Quote the data exactly, first line to the line containing "import * as", with no pictures.

▽

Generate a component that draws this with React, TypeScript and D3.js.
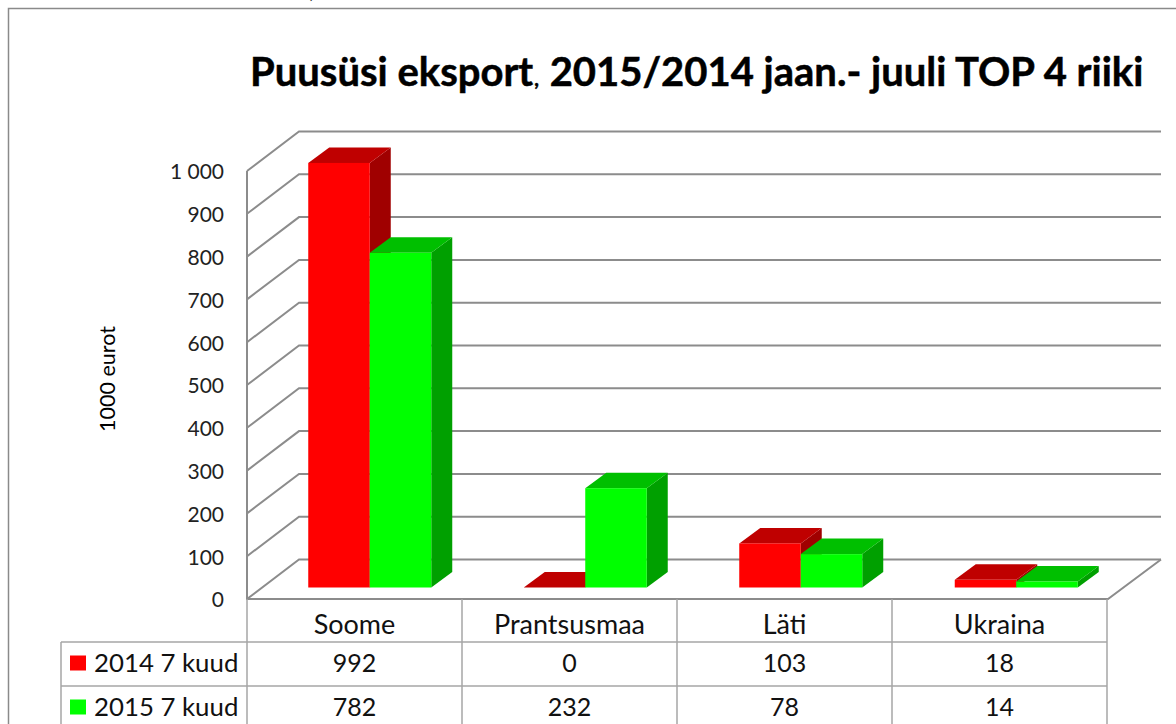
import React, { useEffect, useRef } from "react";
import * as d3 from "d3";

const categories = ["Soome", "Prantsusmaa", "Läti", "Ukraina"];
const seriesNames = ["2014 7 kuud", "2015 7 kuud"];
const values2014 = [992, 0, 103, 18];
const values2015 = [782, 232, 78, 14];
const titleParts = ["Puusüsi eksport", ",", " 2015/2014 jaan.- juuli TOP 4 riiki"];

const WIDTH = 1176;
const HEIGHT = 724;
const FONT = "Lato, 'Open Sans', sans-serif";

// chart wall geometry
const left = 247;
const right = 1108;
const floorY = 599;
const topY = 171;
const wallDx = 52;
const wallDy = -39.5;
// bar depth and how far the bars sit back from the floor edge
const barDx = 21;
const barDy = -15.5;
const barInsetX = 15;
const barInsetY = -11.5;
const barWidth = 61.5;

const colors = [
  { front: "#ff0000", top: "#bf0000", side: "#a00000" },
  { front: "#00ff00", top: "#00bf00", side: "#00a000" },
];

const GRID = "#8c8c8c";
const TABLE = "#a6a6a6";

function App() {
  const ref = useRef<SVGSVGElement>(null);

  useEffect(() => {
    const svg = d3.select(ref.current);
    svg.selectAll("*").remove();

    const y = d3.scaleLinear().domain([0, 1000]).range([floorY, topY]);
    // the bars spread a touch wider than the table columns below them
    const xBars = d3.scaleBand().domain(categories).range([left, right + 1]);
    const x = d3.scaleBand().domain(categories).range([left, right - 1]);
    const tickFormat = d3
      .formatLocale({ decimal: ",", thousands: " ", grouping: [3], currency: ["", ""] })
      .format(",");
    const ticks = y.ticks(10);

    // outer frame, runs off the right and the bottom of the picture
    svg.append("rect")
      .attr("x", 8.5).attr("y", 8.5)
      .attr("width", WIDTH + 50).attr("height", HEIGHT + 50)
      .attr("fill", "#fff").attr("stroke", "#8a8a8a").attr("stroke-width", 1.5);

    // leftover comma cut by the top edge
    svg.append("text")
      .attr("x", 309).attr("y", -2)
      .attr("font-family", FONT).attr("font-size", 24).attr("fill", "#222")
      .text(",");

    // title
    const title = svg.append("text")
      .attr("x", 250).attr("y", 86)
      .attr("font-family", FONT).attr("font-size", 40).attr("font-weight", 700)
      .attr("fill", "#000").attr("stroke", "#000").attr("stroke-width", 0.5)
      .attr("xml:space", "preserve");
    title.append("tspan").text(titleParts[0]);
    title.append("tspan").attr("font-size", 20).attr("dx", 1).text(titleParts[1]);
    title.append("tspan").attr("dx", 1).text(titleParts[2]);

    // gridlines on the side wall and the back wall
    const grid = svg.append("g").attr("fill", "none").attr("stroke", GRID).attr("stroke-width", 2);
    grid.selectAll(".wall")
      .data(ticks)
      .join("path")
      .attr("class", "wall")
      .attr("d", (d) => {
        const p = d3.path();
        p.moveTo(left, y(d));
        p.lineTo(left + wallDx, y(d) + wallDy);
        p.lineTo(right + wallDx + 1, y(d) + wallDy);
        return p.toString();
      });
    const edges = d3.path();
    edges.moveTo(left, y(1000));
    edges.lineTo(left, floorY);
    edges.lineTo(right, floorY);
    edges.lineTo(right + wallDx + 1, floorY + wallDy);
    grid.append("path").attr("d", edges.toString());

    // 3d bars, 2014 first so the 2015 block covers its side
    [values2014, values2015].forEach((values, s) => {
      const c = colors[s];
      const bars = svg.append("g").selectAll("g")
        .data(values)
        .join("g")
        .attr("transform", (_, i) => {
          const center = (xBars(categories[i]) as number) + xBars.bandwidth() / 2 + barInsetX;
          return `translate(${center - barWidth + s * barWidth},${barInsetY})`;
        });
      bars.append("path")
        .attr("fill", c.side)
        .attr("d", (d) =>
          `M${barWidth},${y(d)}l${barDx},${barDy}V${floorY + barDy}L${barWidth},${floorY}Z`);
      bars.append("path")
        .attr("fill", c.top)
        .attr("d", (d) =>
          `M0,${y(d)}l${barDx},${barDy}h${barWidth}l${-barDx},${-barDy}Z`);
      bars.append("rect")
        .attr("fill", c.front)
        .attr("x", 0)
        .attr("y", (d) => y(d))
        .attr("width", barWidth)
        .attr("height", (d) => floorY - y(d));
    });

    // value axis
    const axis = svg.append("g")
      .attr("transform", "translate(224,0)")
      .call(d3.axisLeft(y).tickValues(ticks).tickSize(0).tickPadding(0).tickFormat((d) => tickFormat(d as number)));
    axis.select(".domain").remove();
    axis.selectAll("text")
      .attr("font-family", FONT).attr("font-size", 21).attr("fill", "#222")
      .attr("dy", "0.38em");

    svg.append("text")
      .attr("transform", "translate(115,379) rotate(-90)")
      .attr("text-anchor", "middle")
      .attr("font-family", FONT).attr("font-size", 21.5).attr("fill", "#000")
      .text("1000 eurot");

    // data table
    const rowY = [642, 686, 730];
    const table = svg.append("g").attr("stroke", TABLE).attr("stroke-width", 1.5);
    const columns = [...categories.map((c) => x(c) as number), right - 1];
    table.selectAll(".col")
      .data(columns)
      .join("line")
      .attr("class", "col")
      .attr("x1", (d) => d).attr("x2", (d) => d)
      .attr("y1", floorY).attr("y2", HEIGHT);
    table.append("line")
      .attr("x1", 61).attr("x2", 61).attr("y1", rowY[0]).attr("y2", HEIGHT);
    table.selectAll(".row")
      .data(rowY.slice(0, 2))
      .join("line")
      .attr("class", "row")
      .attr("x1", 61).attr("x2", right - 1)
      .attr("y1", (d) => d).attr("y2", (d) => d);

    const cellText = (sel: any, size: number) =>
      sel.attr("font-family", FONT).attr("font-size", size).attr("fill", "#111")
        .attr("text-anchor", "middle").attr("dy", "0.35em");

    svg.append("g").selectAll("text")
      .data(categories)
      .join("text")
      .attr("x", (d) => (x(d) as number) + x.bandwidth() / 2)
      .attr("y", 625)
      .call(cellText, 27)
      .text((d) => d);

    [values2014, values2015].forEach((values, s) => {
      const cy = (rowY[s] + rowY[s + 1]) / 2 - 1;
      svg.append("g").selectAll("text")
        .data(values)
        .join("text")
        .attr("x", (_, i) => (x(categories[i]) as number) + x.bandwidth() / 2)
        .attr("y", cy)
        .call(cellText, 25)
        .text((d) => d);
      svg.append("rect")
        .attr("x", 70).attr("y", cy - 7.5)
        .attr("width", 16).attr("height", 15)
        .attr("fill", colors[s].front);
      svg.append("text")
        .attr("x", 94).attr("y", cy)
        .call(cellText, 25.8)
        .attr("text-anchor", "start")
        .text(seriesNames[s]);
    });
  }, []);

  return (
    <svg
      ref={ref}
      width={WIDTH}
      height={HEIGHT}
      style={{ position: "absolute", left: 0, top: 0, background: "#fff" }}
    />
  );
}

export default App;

△

RESPONSE ->
Generate a component that draws this with React, TypeScript and D3.js.
import React, { useEffect, useRef } from "react";
import * as d3 from "d3";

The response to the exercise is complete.